Dependability state model

From HandWiki

A dependability state diagram is a method for modelling a system as a Markov chain. It is used in reliability engineering for availability and reliability analysis.[1]

A simple state model with two states

It consists of creating a finite state machine which represent the different states a system may be in. Transitions between states happen as a result of events from underlying Poisson processes with different intensities.

Example

Example FSM with two working states and one failed

A redundant computer system consist of identical two-compute nodes, which each fail with an intensity of [math]\displaystyle{ \lambda }[/math]. When failed, they are repaired one at the time by a single repairman with negative exponential distributed repair times with expectation [math]\displaystyle{ \mu^{-1} }[/math].

  • state 0: 0 failed units, normal state of the system.
  • state 1: 1 failed unit, system operational.
  • state 2: 2 failed units. system not operational.

Intensities from state 0 and state 1 are [math]\displaystyle{ 2\lambda }[/math], since each compute node has a failure intensity of [math]\displaystyle{ \lambda }[/math]. Intensity from state 1 to state 2 is [math]\displaystyle{ \lambda }[/math]. Transitions from state 2 to state 1 and state 1 to state 0 represent the repairs of the compute nodes and have the intensity [math]\displaystyle{ \mu }[/math], since only a single unit is repaired at the time.

Availability

The asymptotic availability, i.e. availability over a long period, of the system is equal to the probability that the model is in state 1 or state 2.

This is calculated by making a set of linear equations of the state transition and solving the linear system.

The matrix is constructed with a row for each state.
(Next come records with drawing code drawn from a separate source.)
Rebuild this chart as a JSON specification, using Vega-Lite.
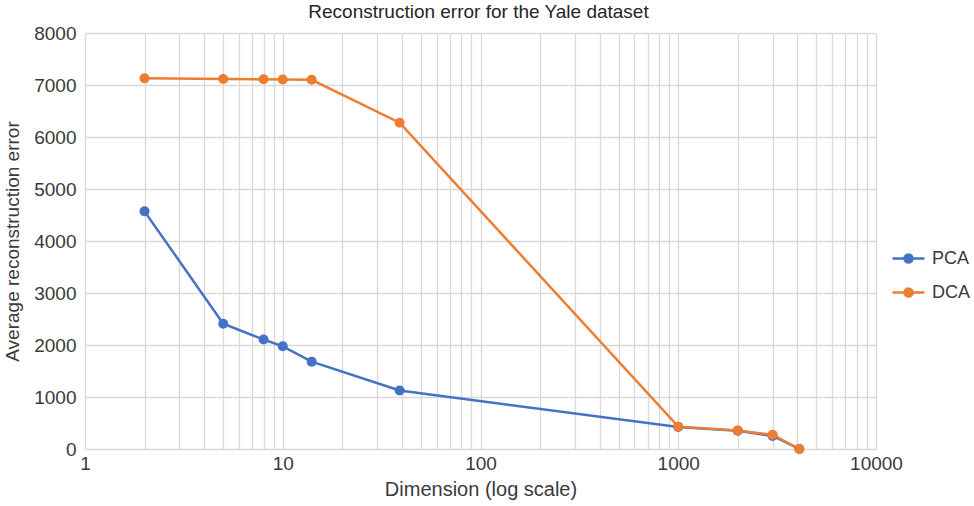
{
  "$schema": "https://vega.github.io/schema/vega-lite/v6.json",
  "width": 791,
  "height": 416,
  "autosize": "none",
  "padding": {"left": 85, "top": 33, "right": 98, "bottom": 57},
  "background": "white",
  "config": {
    "font": "Liberation Sans",
    "view": {"stroke": null},
    "axis": {"labelColor": "#3a3a3a", "titleColor": "#3a3a3a", "labelFontSize": 19, "titleFontSize": 19, "titleFontWeight": "normal", "gridColor": "#d9d9d9", "gridWidth": 1.3, "domain": false, "ticks": false}
  },
  "title": {"text": "Reconstruction error for the Yale dataset", "fontSize": 19, "fontWeight": "normal", "color": "#262626", "anchor": "middle", "offset": 2, "dx": -2},
  "data": {
    "values": [
      {"dim": 2, "series": "PCA", "error": 4570},
      {"dim": 5, "series": "PCA", "error": 2410},
      {"dim": 8, "series": "PCA", "error": 2105},
      {"dim": 10, "series": "PCA", "error": 1975},
      {"dim": 14, "series": "PCA", "error": 1680},
      {"dim": 39, "series": "PCA", "error": 1125},
      {"dim": 1000, "series": "PCA", "error": 425},
      {"dim": 2000, "series": "PCA", "error": 350},
      {"dim": 3000, "series": "PCA", "error": 250},
      {"dim": 4096, "series": "PCA", "error": 0},
      {"dim": 2, "series": "DCA", "error": 7128},
      {"dim": 5, "series": "DCA", "error": 7115},
      {"dim": 8, "series": "DCA", "error": 7110},
      {"dim": 10, "series": "DCA", "error": 7105},
      {"dim": 14, "series": "DCA", "error": 7100},
      {"dim": 39, "series": "DCA", "error": 6275},
      {"dim": 1000, "series": "DCA", "error": 430},
      {"dim": 2000, "series": "DCA", "error": 355},
      {"dim": 3000, "series": "DCA", "error": 275},
      {"dim": 4096, "series": "DCA", "error": 0}
    ]
  },
  "mark": {"type": "line", "strokeWidth": 2.5, "point": {"filled": true, "size": 100, "opacity": 1}},
  "encoding": {
    "x": {
      "field": "dim", "type": "quantitative",
      "scale": {"type": "log", "domain": [1, 10000], "nice": false},
      "axis": {
        "title": "Dimension (log scale)",
        "titleFontSize": 20,
        "values": [1,2,3,4,5,6,7,8,9,10,20,30,40,50,60,70,80,90,100,200,300,400,500,600,700,800,900,1000,2000,3000,4000,5000,6000,7000,8000,9000,10000],
        "format": "d",
        "labelExpr": "indexof([1,10,100,1000,10000], datum.value) >= 0 ? datum.label : ''",
        "labelPadding": 5,
        "titlePadding": 6,
        "labelFlush": false,
        "labelOverlap": false
      }
    },
    "y": {
      "field": "error", "type": "quantitative",
      "scale": {"domain": [0, 8000], "nice": false},
      "axis": {
        "title": "Average reconstruction error",
        "values": [0,1000,2000,3000,4000,5000,6000,7000,8000],
        "format": "d",
        "labelPadding": 9,
        "titleX": -73,
        "titleY": 208,
        "titleAngle": -90,
        "titleAlign": "center",
        "titleBaseline": "middle"
      }
    },
    "color": {
      "field": "series", "type": "nominal",
      "scale": {"domain": ["PCA", "DCA"], "range": ["#4472C4", "#ED7D31"]},
      "legend": {
        "title": null,
        "orient": "none",
        "legendX": 806,
        "legendY": 208,
        "padding": 0,
        "symbolType": "M-1,0L1,0M0.25,0A0.25,0.25,0,1,1,-0.25,0A0.25,0.25,0,1,1,0.25,0Z",
        "symbolSize": 1024,
        "symbolStrokeWidth": 2.5,
        "labelFontSize": 18,
        "labelColor": "#3a3a3a",
        "labelOffset": 6,
        "rowPadding": 7,
        "encode": {"symbols": {"update": {"fill": {"scale": "color", "field": "value"}, "fillOpacity": {"value": 1}}}}
      }
    }
  }
}
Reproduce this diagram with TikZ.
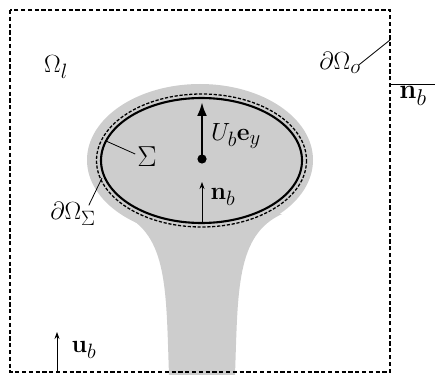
\documentclass[tikz,border=0pt]{standalone}
\usetikzlibrary{arrows.meta}
\definecolor{blobgray}{RGB}{205,205,205}
\tikzset{
  lbl/.style={inner sep=0pt, font=\Huge},
  leader/.style={line width=0.8pt},
  thinarrow/.style={line width=0.8pt, -{Stealth[length=7pt,width=5pt]}},
  bigarrow/.style={line width=2.5pt, -{Latex[length=14pt,width=10pt]}},
  outerbox/.style={line width=2pt, dash pattern=on 4.2pt off 2.6pt},
  surface/.style={line width=2.1pt},
  layer/.style={line width=1.3pt, dash pattern=on 3.2pt off 1.7pt}
}
\begin{document}
\begin{tikzpicture}[x=1pt,y=-1pt]
\useasboundingbox (0,0) rectangle (435,374);
\clip (0,0) rectangle (435,374);
% gray blob
\fill[blobgray] (200,160) ellipse [x radius=113, y radius=76];
\fill[blobgray] (169,375) .. controls (166,290) and (168,235) .. (122,214)
   -- (282,214) .. controls (236,235) and (238,290) .. (235,375) -- cycle;
% outer domain
\draw[outerbox] (10,10) rectangle (390,372);
% surfaces
\draw[layer] (201.5,160.5) ellipse [x radius=105, y radius=66.5];
\draw[surface] (201.5,160.5) ellipse [x radius=100.5, y radius=62.5];
% coordinates
\coordinate (c) at (202,159);
\coordinate (ubtip) at (202,102);
\coordinate (bot) at (202,223);
\coordinate (nbtip) at (202,182);
\coordinate (uin) at (57,372);
\coordinate (utip) at (57,332);
\coordinate (nbR0) at (390,84);
\coordinate (nbR1) at (445,84);
\coordinate (sigpt) at (106,141);
\coordinate (dspt) at (102,178);
\coordinate (dopt) at (390,40);
% arrows
\draw[bigarrow] (c) -- (ubtip);
\fill (c) circle (4.6);
\draw[thinarrow] (bot) -- (nbtip);
\draw[thinarrow] (uin) -- (utip);
\draw[thinarrow] (nbR0) -- (nbR1);
% labels
\node[lbl] (omegal) at (56,67) {$\Omega_l$};
\node[lbl] (dOo) at (340,63) {$\partial\Omega_o$};
\node[lbl] (sig) at (147,157) {\scalebox{1.16}{$\Sigma$}};
\node[lbl] (dOS) at (73,214) {$\partial\Omega_\Sigma$};
\node[lbl] (Ub) at (236,136) {$U_b\mathbf{e}_y$};
\node[lbl] (nbin) at (223,197) {$\mathbf{n}_b$};
\node[lbl] (ubl) at (84,350) {$\mathbf{u}_b$};
\node[lbl] (nbout) at (413,96) {\scalebox{1.1}{$\mathbf{n}_b$}};
% leaders
\draw[leader] ([xshift=-2pt,yshift=3pt]sig.west) -- (sigpt);
\draw[leader] ([xshift=-7pt,yshift=-3pt]dOS.north east) -- (dspt);
\draw[leader] ([xshift=-2pt,yshift=-2pt]dOo.east) -- (dopt);
\end{tikzpicture}
\end{document}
In a row, the intensity into the state is set in the column with the same index, with a negative term.

[math]\displaystyle{ \mathbf{A_0} = \begin{bmatrix} 0 & -\mu & 0 \\ -\lambda & 0 & -\mu \\ 0 & \lambda & 0 \end{bmatrix}. }[/math]

The identities cells balance the sum of their column to 0:

[math]\displaystyle{ \mathbf{A_1} = \begin{bmatrix} (\lambda) & -\mu & 0 \\ -\lambda & (\lambda+\mu) & -\mu \\ 0 & -\lambda & (\mu) \\ \end{bmatrix}. }[/math]

In addition the equality clause must be taken into account:

[math]\displaystyle{ \sum_n P_n = 1. }[/math]

By solving this equation, the probability of being in state 1 or state 2 can be found, which is equal to the long-term availability of the service.

Reliability

The reliability of the system is found by making the failure states absorbing, i.e. removing all outgoing state transitions.

For this system the function is:

[math]\displaystyle{ R(t) = e^{-\lambda t} \, }[/math]

Criticism

Finite state models of systems are subject to state explosion. To create a realistic model of a system one ends up with a model with so many states that it is infeasible to solve or draw the model.

References

  1. Bjarne E. Helvik (2007). Dependable Computing Systems and Communication Networks. Gnist Tapir.